The use of social scoring to rank founders and managers based on their profiles is common practice among institutional investors in VC and PE. There is a number of studies that show correlations between founder’s backgrounds such as education and work experience and the probability of success of their startups. Other papers have shown that the network of the founders plays a relevant role too. The question arising in such cases is if AI systems can perpetuate past discriminatory patterns by using historical data to predict future returns.

In any case, to avoid slowing down the path of innovation, the AI Act exempts private small-scale providers that use AI applications internally even if they perform social scoring. As I understand it, asset managers who qualify as SMEs and use these applications for internal purposes are exempt from the EU AI Act's regulatory requirements. It's important to note that other obligations, such as those under GDPR, still apply when processing personal data.

My recommendations

When advising EU-based institutional investors who are exploring AI applications within their firms, I always recommend the following steps:

  1. Make sure to fulfill the minimum transparency requirements of the AI Act.
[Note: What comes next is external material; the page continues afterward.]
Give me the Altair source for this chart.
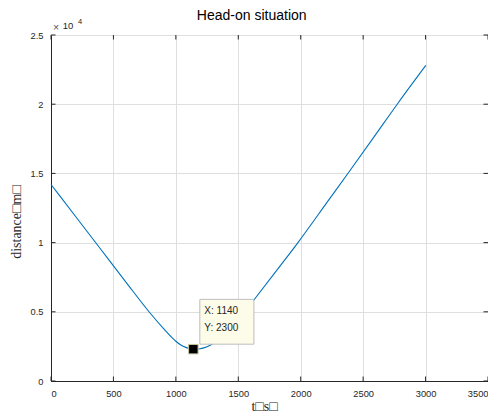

If you are a large scale AM investing in housing, infrastructure or credit take a closer look at the regulatory requirements.
  2. Verify GDPR compliance, especially if your operations extend across the EU. It's essential to understand the specifics of the data you're processing, its storage locations, and to confirm that your vendors have appropriate Data Processing Agreements (DPAs) in place.
  3. Engage your Environmental, Social, and Governance (ESG) team to monitor and address any discriminatory patterns that may arise from AI usage.
  4. Thoroughly document your AI applications and develop a Frequently Asked Questions (FAQ) document for both your limited partners (LPs) and for the regulatory bodies.